When a project is available for operations, capitalized interest and project development costs are reclassified to property, plant and equipment and depreciated on a straight-line basis over the estimated useful life of the project's related assets. Capitalized costs are charged to expense if a project is abandoned or management otherwise determines the costs to be unrecoverable.
Debt Issuance Costs
Debt issuance costs are capitalized and amortized as interest expense on a basis which approximates the effective interest method over the term of the related debt.

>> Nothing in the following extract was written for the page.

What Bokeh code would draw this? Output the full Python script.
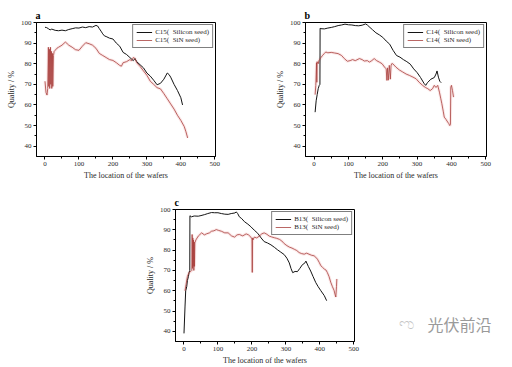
from bokeh.plotting import figure
from bokeh.layouts import row, column
from bokeh.models import Spacer, Range1d, Legend, LegendItem, Label, FixedTicker
from bokeh.embed import file_html
from bokeh.resources import INLINE

# ---------------- data ----------------
a_si_x = [0, 5, 10, 15, 20, 30, 40, 50, 60, 70, 80, 90, 100, 110, 120, 130, 140, 150, 155, 160, 165, 170, 175,
          180, 190, 200, 210, 220, 230, 240, 250, 260, 265, 270, 280, 290, 300, 310, 320, 330, 340, 350, 360,
          365, 370, 380, 390, 400, 405]
a_si_y = [97.7, 97.5, 97, 96.4, 96.8, 96.2, 96, 96.3, 96, 96.6, 97, 97.4, 97.3, 97.8, 97.5, 98, 97.8, 98.6, 98.3,
          97, 95.8, 94.5, 93.5, 93.2, 92.4, 92, 90, 88.5, 85.5, 84.5, 83, 81.5, 82.5, 81, 79.5, 78, 75.5, 74, 72,
          69.8, 70.5, 72.5, 75.5, 74.8, 73.5, 70, 67, 63.5, 60]
a_sin_x = [0, 3, 6, 8, 10, 11, 13, 14, 16, 17, 19, 20, 22, 23, 25, 27, 30, 35, 40, 50, 60, 65, 70, 80, 90, 100,
           110, 120, 130, 140, 150, 160, 165, 170, 180, 190, 200, 210, 220, 225, 230, 240, 250, 255, 260, 265,
           270, 280, 290, 300, 310, 320, 330, 340, 350, 360, 370, 380, 390, 400, 410, 415, 420]
a_sin_y = [71.5, 66, 64.8, 68, 88, 69, 87, 68, 88, 70, 86, 68, 85, 69, 84, 86, 86.5, 87.5, 88, 89, 90.5, 89.8, 89,
           88, 86.8, 86.5, 88.5, 90.2, 89.7, 89, 87.5, 85, 84.5, 84, 83, 82, 81.6, 80.5, 79.2, 78.8, 80.5, 81, 82,
           81.5, 83, 82.5, 80.5, 78.7, 76.5, 74.4, 71.5, 70, 68.4, 67.8, 65.5, 63, 60.5, 58, 55, 52.5, 49.5, 47, 44]

b_si_x = [3, 6, 9, 12, 15, 17, 17.5, 20, 30, 40, 50, 60, 70, 80, 90, 100, 110, 120, 130, 140, 150, 155, 160, 170,
          180, 190, 200, 210, 220, 230, 240, 250, 260, 270, 280, 290, 300, 310, 320, 325, 330, 340, 350, 355, 358,
          362, 366, 370]
b_si_y = [56.5, 62, 65, 67.9, 69.5, 70, 97.2, 97, 96.9, 97.3, 97.6, 98, 98.5, 98.8, 99.2, 98.9, 98.8, 98.5, 98.4,
          98.7, 99.3, 98.8, 98, 96.5, 95, 94, 92.8, 91, 89.5, 86.5, 84, 83.2, 82, 81, 79.8, 77.5, 75.7, 73.3, 70.5,
          69.5, 70.8, 72.5, 73.3, 75, 76.5, 73.5, 71.5, 70.8]
b_sin_x = [3, 5, 7, 8, 9, 10, 12, 14, 16, 18, 20, 25, 30, 34, 40, 50, 60, 70, 80, 88, 97, 105, 112, 120, 132, 140,
           146, 155, 161, 168, 175, 182, 190, 198, 205, 210, 212, 214, 216, 219, 222, 224, 226, 229, 238, 248, 258,
           268, 278, 288, 297, 306, 316, 324, 331, 338, 345, 350, 355, 360, 365, 369, 372, 376, 379, 384, 389, 392,
           395, 397, 398, 400, 403, 406]
b_sin_y = [65, 69.5, 80.5, 71, 81, 80.8, 80, 81.5, 82, 82.5, 83, 84.1, 85, 85.7, 85.3, 85.5, 85.2, 84.9, 84, 82.5,
           81.2, 81.5, 82, 81.5, 82.5, 82, 81.3, 81.5, 80.8, 81.5, 82.5, 81.5, 80.8, 80, 78.4, 77.5, 71.9, 78, 72,
           79.2, 72.5, 79, 80, 80, 78.4, 77, 76, 75, 74.3, 73.5, 72.7, 71, 69.5, 68.5, 67.9, 67, 67.9, 69.5, 68.5,
           69.5, 66.2, 63, 60.6, 57, 54.1, 53, 51.7, 51, 50, 50.5, 68.6, 69.5, 67, 63.8]

c_si_x = [0, 3, 5, 8, 10, 13, 15, 17, 17.5, 22, 30, 42, 50, 61, 70, 81, 90, 100, 110, 120, 130, 139, 150, 154,
          158, 163, 170, 178, 188, 197, 207, 217, 227, 236, 246, 256, 266, 275, 285, 295, 303, 310, 315, 320, 327,
          334, 341, 349, 355, 359, 366, 373, 380, 388, 395, 403, 413, 420]
c_si_y = [39, 52, 60, 62, 65, 67, 69, 70, 96.9, 96.4, 96.8, 96.7, 97, 97.5, 98, 98.5, 98.4, 98.4, 98, 97.7, 97.6,
          98, 98.3, 98.8, 98, 96.4, 95.5, 94, 92.8, 91.5, 89.8, 88.3, 86, 84.2, 83.5, 82.6, 81.4, 80.2, 79, 77.8,
          76, 73.7, 71, 68.9, 69.5, 69.4, 71, 72.9, 73.5, 74.6, 72, 69.7, 67, 64, 62, 60, 57.6, 55.1]
c_sin_x = [3, 6, 10, 15, 20, 23, 24, 25, 26, 27, 28, 29, 30, 31, 32, 35, 42, 52, 60, 66, 75, 81, 88, 95, 102, 110,
           120, 130, 140, 149, 156, 163, 173, 183, 190, 197, 200, 201, 202, 203, 207, 214, 222, 229, 236, 244, 251,
           258, 266, 273, 281, 288, 295, 303, 310, 318, 325, 332, 339, 346, 354, 361, 368, 375, 383, 388, 393, 398,
           403, 408, 413, 418, 422, 427, 432, 437, 442, 445, 447, 449, 450]
c_sin_y = [60, 63, 67, 69, 69.5, 70, 87.7, 71, 86, 72, 85, 70, 84, 72, 83.6, 85, 86.9, 88.5, 87.5, 88, 88.5, 89.3,
           89.5, 90.1, 89.7, 89.3, 88.5, 88.5, 87, 86.4, 87.5, 87.7, 87, 88, 87.5, 86.4, 85.5, 69, 86, 85, 86.4, 86,
           86.9, 88, 88.5, 87.8, 86.9, 86.5, 86.1, 85.8, 85.3, 84.5, 83.2, 82.2, 81.5, 81, 80.4, 79.8, 78.8, 78.3,
           78, 78.5, 78, 77.5, 77.2, 76.5, 75.5, 74, 72.3, 71.5, 70.7, 70.2, 69, 67, 64.2, 62, 60.1, 58, 56.9, 62,
           65.8]

x_ticks = [0, 100, 200, 300, 400, 500]
x_minor = [50, 150, 250, 350, 450]
y_ticks = [40, 50, 60, 70, 80, 90, 100]
y_minor = [45, 55, 65, 75, 85, 95]

SERIF = "Liberation Serif"
RED = "#a8403d"
GLOW = "#f3b4b4"
BLACK = "#141414"
TXT = "#2a2a2a"


def make_panel(letter, name, sx, sy, nx, ny, width, height, bl, br, bt, bb):
    p = figure(width=width, height=height, output_backend="svg", toolbar_location=None,
               x_range=Range1d(-25, 502), y_range=Range1d(35, 100),
               min_border_left=bl, min_border_right=br, min_border_top=bt, min_border_bottom=bb)
    p.title.text = letter
    p.title.text_font = SERIF
    p.title.text_font_size = "10px"
    p.title.text_font_style = "bold"
    p.title.text_color = "black"
    p.title.standoff = 4
    p.title.offset = -1
    p.grid.visible = False
    p.outline_line_color = "black"
    p.outline_line_width = 1
    p.background_fill_color = "white"
    p.border_fill_color = "white"

    p.xaxis.ticker = FixedTicker(ticks=x_ticks, minor_ticks=x_minor)
    p.yaxis.ticker = FixedTicker(ticks=y_ticks, minor_ticks=y_minor)
    p.xaxis.axis_label = "The location of the wafers"
    p.yaxis.axis_label = "Quality / %"
    for ax in (p.xaxis, p.yaxis):
        ax.axis_label_text_font = SERIF
        ax.axis_label_text_font_size = "8px"
        ax.axis_label_text_font_style = "normal"
        ax.axis_label_text_color = TXT
        ax.axis_label_standoff = 2
        ax.major_label_text_font = SERIF
        ax.major_label_text_font_size = "7px"
        ax.major_label_text_color = TXT
        ax.major_label_standoff = 2
        ax.major_tick_in = 0
        ax.major_tick_out = 3
        ax.minor_tick_in = 0
        ax.minor_tick_out = 2
        ax.axis_line_color = "black"
        ax.major_tick_line_color = "black"
        ax.minor_tick_line_color = "black"

    p.line(nx, ny, line_color=GLOW, line_width=3, line_alpha=0.3)
    r_si = p.line(sx, sy, line_color=BLACK, line_width=1)
    r_sin = p.line(nx, ny, line_color=RED, line_width=0.8)

    leg = Legend(items=[LegendItem(label=name + "(  Silicon seed)", renderers=[r_si]),
                        LegendItem(label=name + "(  SiN seed)", renderers=[r_sin])],
                 location="top_right")
    leg.label_text_font = SERIF
    leg.label_text_font_size = "7px"
    leg.label_text_color = TXT
    leg.label_height = 6
    leg.label_standoff = 3
    leg.glyph_width = 16
    leg.glyph_height = 6
    leg.spacing = 0
    leg.padding = 3
    leg.margin = 2
    leg.border_line_color = "black"
    leg.border_line_width = 1
    leg.background_fill_color = "white"
    leg.background_fill_alpha = 1
    p.add_layout(leg)
    return p


# page has no margin: panel a frame at x 36..215, y 22..156 ; b frame x 305..486 ; c frame x 175..354, y 209..343
pa = make_panel("a", "C15", a_si_x, a_si_y, a_sin_x, a_sin_y, 269, 187, 36, 54, 22, 31)
pb = make_panel("b", "C14", b_si_x, b_si_y, b_sin_x, b_sin_y, 240, 187, 36, 23, 22, 31)
pc = make_panel("c", "B13", c_si_x, c_si_y, c_sin_x, c_sin_y, 225, 180, 36, 10, 22, 24)

pw = figure(width=148, height=180, output_backend="svg", toolbar_location=None,
            x_range=Range1d(0, 148), y_range=Range1d(180, 0),
            x_axis_location=None, y_axis_location=None, min_border=0)
pw.grid.visible = False
pw.outline_line_color = None
pw.add_layout(Label(x=63, y=156, text="光伏前沿", text_font="Noto Sans CJK SC", text_font_size="16px",
                    text_color="#9a9a9a", text_baseline="middle"))
pw.add_layout(Label(x=34, y=155, text="\u0c8c", text_font="Noto Sans", text_font_size="16px",
                    text_color="#c4c4c4", text_baseline="middle"))

layout = column(row(pa, pb), row(Spacer(width=139, height=180), pc, pw))

open("out.html", "w").write(file_html(layout, INLINE))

As discussed below, as of December 31, 2015, the Company adopted ASU No. 2015-03, Interest - Imputation of Interest (Subtopic 835-30): Simplifying the Presentation of Debt Issuance Costs, and reclassified debt issuance costs to be presented as a direct deduction from the carrying amount of the related debt in both the current and prior periods.
Intangible assets represent contractual rights held by NRG. The Company recognizes specifically identifiable intangible assets including customer contracts, customer relationships, energy supply contracts, marketing partnerships, power purchase agreements, trade names, emission allowances, and fuel contracts when specific rights and contracts are acquired. In addition, NRG also established values for emission allowances and power contracts upon adoption of Fresh Start reporting. These intangible assets are amortized based on expected volumes, expected delivery, expected discounted future net cash flows, straight line or units of production basis.
Intangible assets determined to have indefinite lives are not amortized, but rather are tested for impairment at least annually or more frequently if events or changes in circumstances indicate that such acquired intangible assets have been determined to have finite lives and should now be amortized over their useful lives. NRG had no intangible assets with indefinite lives recorded as of December 31, 2015.
Emission allowances held-for-sale, which are included in other non-current assets on the Company's consolidated balance sheet, are not amortized; they are carried at the lower of cost or fair value and reviewed for impairment in accordance with ASC 360.
In accordance with ASC 350, the Company recognizes goodwill for the excess cost of an acquired entity over the net value assigned to assets acquired and liabilities assumed. NRG performs goodwill impairment tests annually, during the fourth quarter, and when events or changes in circumstances indicate that the carrying value may not be recoverable.
The Company first assesses qualitative factors to determine whether it is more likely than not that the fair value of a reporting unit is less than its carrying amount as a basis for determining whether it is necessary to perform the two-step goodwill impairment test. The more-likely-than-not threshold is defined as having a likelihood of more than 50 percent.
In the absence of sufficient qualitative factors, goodwill impairment is determined using a two step process:
Step one —
Identify potential impairment by comparing the fair value of a reporting unit to the book value, including goodwill. If the fair value exceeds book value, goodwill of the reporting unit is not considered impaired. If the book value exceeds fair value, proceed to step two.
Step two —
Compare the implied fair value of the reporting unit's goodwill to the book value of the reporting unit goodwill. If the book value of goodwill exceeds the implied fair value, an impairment charge is recognized for the excess.
For further discussion of goodwill and goodwill impairment losses recognized during 2015, refer to Note 11, Goodwill and Other Intangibles.
NRG accounts for income taxes using the liability method in accordance with ASC 740, which requires that the Company use the asset and liability method of accounting for deferred income taxes and provide deferred income taxes for all significant temporary differences.